Nielegalny wyścig supersamochodów. Rozbiły się maszyny warte miliony
Trzy luksusowe samochody zostały skasowane na kolumbijskiej autostradzie. Kierowcy prawdopodobnie brali udział w nielegalnym wyścigu - informuje Daily Mirror. Jeden z nich stracił kontrolę nad swoim samochodem, zderzył się z autem jadącym z naprzeciwka, a następnie staranował auta kolegów.
Auta najwyższej klasy
W wyścigu brały udział trzy auta: Mercedes-AMG GT S, McLaren 650S i Porsche Boxster. Ucierpiał również kierowca Toyoty Prado, który jechał na przeciwnym pasie.
Obyło się bez ofiar
Auta zostały doszczętnie zniszczone. Kierowcy mogą mówić o wielkim szczęściu. Nikt z nich nie zginął, wszyscy trafili jednak do szpitala.
Ratownicy pocięli wraki
Żaden z kierowców nie był w stanie opuścić samochodu samodzielnie.

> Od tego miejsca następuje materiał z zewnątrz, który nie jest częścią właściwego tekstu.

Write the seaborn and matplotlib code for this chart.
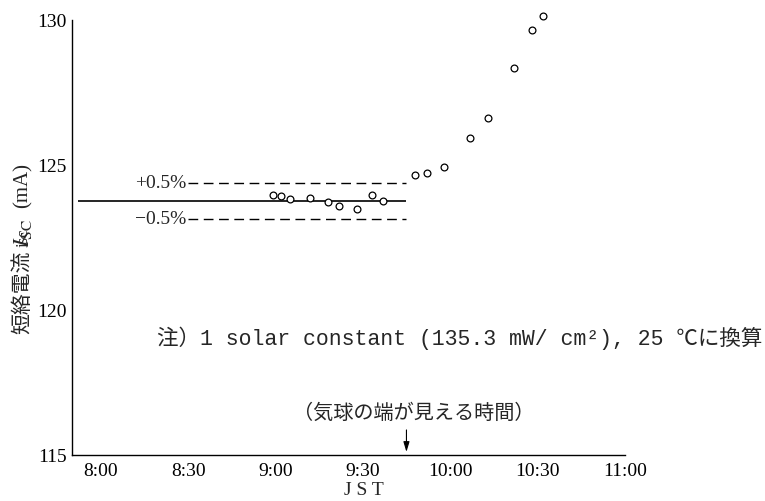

Strażacy musieli użyć ciężkiego sprzętu, aby wyciągnąć poszkodowanych.
Najdroższy wypadek świata?
Szacuje się, że łączna wartość zniszczonych samochodów, to około 2 miliony złotych.
Na filmie widać szkody
Prędkość mogła być ogromna
Ze wszystkich trzech samochodów najszybszy jest McLaren, który może osiągnąć prędkość 330 km/h. Ponad 300 km/h można zobaczyć na liczniku Mercedesa, a Porsche jest w stanie rozpędzić się do 285 km/h.